Without the pictures, retype exactly the lines from the top of the entries below through the line that contains "period_bounds = [70, 90.8, 139.0, 170]".

● ● ●

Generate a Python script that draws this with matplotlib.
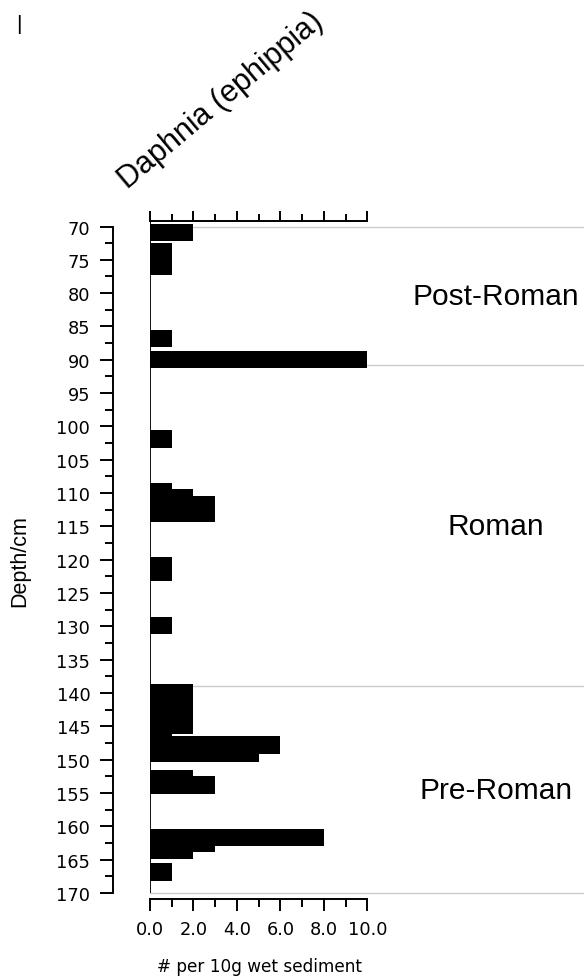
import matplotlib
matplotlib.use('Agg')
import matplotlib.pyplot as plt
import matplotlib.transforms as mtransforms
from matplotlib.ticker import MultipleLocator

# Daphnia ephippia counts, sample mid-depth (cm) and count per 10 g wet sediment
depth = [70.95, 73.8, 76.0, 86.8, 89.95, 101.9,
         109.75, 110.75, 111.8, 113.0, 120.9, 121.9, 129.9,
         139.9, 141.2, 142.6, 143.9, 144.9, 145.8, 147.8, 149.0,
         152.9, 153.8, 161.7, 162.6, 163.6, 166.85]
count = [2, 1, 1, 1, 10, 1,
         1, 2, 3, 3, 1, 1, 1,
         2, 2, 2, 2, 2, 1, 6, 5,
         2, 3, 8, 3, 2, 1]
sample_thickness = 2.6

# period zones (depth limits)
period_names = ['Post-Roman', 'Roman', 'Pre-Roman']
period_bounds = [70, 90.8, 139.0, 170]

x_ticks = [0, 2, 4, 6, 8, 10]
x_ticklabels = ['0.0', '2.0', '4.0', '6.0', '8.0', '10.0']
depth_ticks = list(range(70, 175, 5))

plt.rcParams['font.family'] = 'DejaVu Sans'

fig = plt.figure(figsize=(5.84, 9.78), dpi=100)
ax = fig.add_axes([0.25685, 0.08589, 0.37209, 0.68742])

ax.set_xlim(0, 10)
ax.set_ylim(170, 69.13)

# zone lines behind the bars
for b in period_bounds:
    ax.axhline(b, xmin=0, xmax=2.0, color='#cccccc', lw=1.0, clip_on=False, zorder=1)

ax.barh(depth, count, height=sample_thickness, left=0, color='black',
        edgecolor='none', zorder=3)
ax.axvline(0, color='black', lw=1.3, zorder=4)

# zone labels
trans = mtransforms.blended_transform_factory(ax.transAxes, ax.transData)
for i, name in enumerate(period_names):
    mid = (period_bounds[i] + period_bounds[i + 1]) / 2
    ax.text(1.592, mid, name, transform=trans, ha='center', va='center',
            fontsize=21.5, family='Liberation Sans', clip_on=False)

lw = 1.4

# spines
for s in ['right', 'top']:
    ax.spines[s].set_visible(False)
ax.spines['left'].set_position(('outward', 26.9))
ax.spines['left'].set_bounds(70, 170)
ax.spines['left'].set_linewidth(lw)
ax.spines['bottom'].set_position(('outward', 4.3))
ax.spines['bottom'].set_linewidth(lw)

# depth axis
ax.yaxis.set_minor_locator(MultipleLocator(2.5))
ax.set_yticks(depth_ticks)
ax.tick_params(axis='y', which='major', direction='out', length=9.1, width=lw,
               labelsize=12.8, pad=7)
ax.tick_params(axis='y', which='minor', direction='out', length=5.5, width=lw)
ax.set_ylabel('Depth/cm', fontsize=15.5, family='Liberation Sans', va='center')
ax.yaxis.set_label_coords(-0.598, 0.495)

# bottom x axis
ax.set_xticks(x_ticks)
ax.set_xticklabels(x_ticklabels)
ax.xaxis.set_minor_locator(MultipleLocator(1))
ax.tick_params(axis='x', which='major', direction='out', length=8.4, width=lw,
               labelsize=12.8, pad=7)
ax.tick_params(axis='x', which='minor', direction='out', length=6.0, width=lw)
ax.set_xlabel('# per 10g wet sediment', fontsize=12.2, va='top')
ax.xaxis.set_label_coords(0.506, -0.0952)

# top x axis, ticks only
sec = ax.secondary_xaxis('top')
sec.set_xticks(x_ticks)
sec.xaxis.set_minor_locator(MultipleLocator(1))
sec.tick_params(axis='x', which='major', direction='out', length=7.2, width=lw,
                labeltop=False)
sec.tick_params(axis='x', which='minor', direction='out', length=4.8, width=lw)
sec.spines['top'].set_linewidth(lw)

# taxon name
fig.text(128 / 584, 1 - 190 / 978, 'Daphnia (ephippia)', rotation=40,
         rotation_mode='anchor', ha='left', va='baseline',
         fontsize=22, family='Liberation Sans')
fig.text(19 / 584, 1 - 24 / 978, '|', ha='center', va='center',
         fontsize=15, family='Liberation Sans')

fig.savefig('out.png', dpi=100)
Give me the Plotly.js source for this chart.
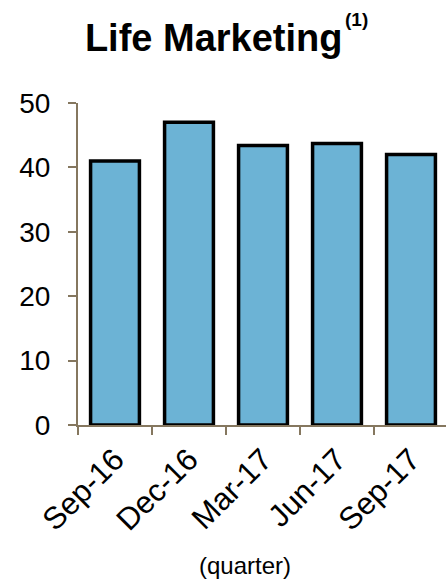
<!DOCTYPE html>
<html>
<head>
<meta charset="utf-8">
<script src="https://cdn.plot.ly/plotly-3.0.1.min.js"></script>
<style>html,body{margin:0;padding:0;overflow:hidden;background:#fff;}#chart{width:448px;height:581px;}</style>
</head>
<body>
<div id="chart"></div>
<script>
const categories = ["Sep-16", "Dec-16", "Mar-17", "Jun-17", "Sep-17"];
const values = [41.0, 47.0, 43.4, 43.7, 42.0];
const yTicks = [0, 10, 20, 30, 40, 50];
const chartTitle = "Life Marketing";
const titleNote = "(1)";
const xLabel = "(quarter)";

const FONT = "Liberation Sans, Arial, sans-serif";
const AXIS = "#85775f";

Plotly.newPlot("chart", [{
  type: "bar",
  x: categories,
  y: values,
  marker: {color: "#6cb3d5", line: {color: "#000000", width: 3.5}},
  hoverinfo: "skip"
}], {
  width: 448, height: 581,
  margin: {l: 78, r: 0, t: 103, b: 156},
  paper_bgcolor: "#ffffff", plot_bgcolor: "#ffffff",
  bargap: 0.34,
  showlegend: false,
  font: {family: FONT, color: "#000"},
  title: {text: chartTitle, x: 0.477, xref: "container", xanchor: "center", y: 0.913, yref: "container", yanchor: "bottom",
          font: {family: FONT, size: 38, color: "#000", weight: "bold"}},
  xaxis: {
    type: "category",
    showline: true, linecolor: AXIS, linewidth: 2,
    ticks: "outside", tickson: "boundaries", ticklen: 8, tickwidth: 2, tickcolor: AXIS,
    tickangle: -45, tickfont: {family: FONT, size: 31, color: "#000"},
    ticklabelstandoff: 2,
    showgrid: false, zeroline: false, fixedrange: true
  },
  yaxis: {
    range: [0, 50], tickvals: yTicks, ticktext: yTicks.map(String),
    showline: true, linecolor: AXIS, linewidth: 2,
    ticks: "outside", ticklen: 8, tickwidth: 2, tickcolor: AXIS,
    tickfont: {family: FONT, size: 28, color: "#000"},
    ticklabelstandoff: 12,
    showgrid: false, zeroline: false, fixedrange: true
  },
  annotations: [{
    text: xLabel, xref: "paper", yref: "paper", x: 0.451, y: -0.435,
    xanchor: "center", yanchor: "middle", showarrow: false,
    font: {family: FONT, size: 24, color: "#000"}
  }, {
    text: "<b>" + titleNote + "</b>", xref: "paper", yref: "paper", x: 0.753, y: 1.258,
    xanchor: "center", yanchor: "middle", showarrow: false,
    font: {family: FONT, size: 19, color: "#000"}
  }]
}, {displayModeBar: false, staticPlot: true});
</script>
</body>
</html>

● ● ●

» **Written answer**
Generate a Python script that draws this with matplotlib.
import matplotlib
matplotlib.use('Agg')
import matplotlib.pyplot as plt
import matplotlib.transforms as mtransforms
from matplotlib.ticker import MultipleLocator

# Daphnia ephippia counts, sample mid-depth (cm) and count per 10 g wet sediment
depth = [70.95, 73.8, 76.0, 86.8, 89.95, 101.9,
         109.75, 110.75, 111.8, 113.0, 120.9, 121.9, 129.9,
         139.9, 141.2, 142.6, 143.9, 144.9, 145.8, 147.8, 149.0,
         152.9, 153.8, 161.7, 162.6, 163.6, 166.85]
count = [2, 1, 1, 1, 10, 1,
         1, 2, 3, 3, 1, 1, 1,
         2, 2, 2, 2, 2, 1, 6, 5,
         2, 3, 8, 3, 2, 1]
sample_thickness = 2.6

# period zones (depth limits)
period_names = ['Post-Roman', 'Roman', 'Pre-Roman']
period_bounds = [70, 90.8, 139.0, 170]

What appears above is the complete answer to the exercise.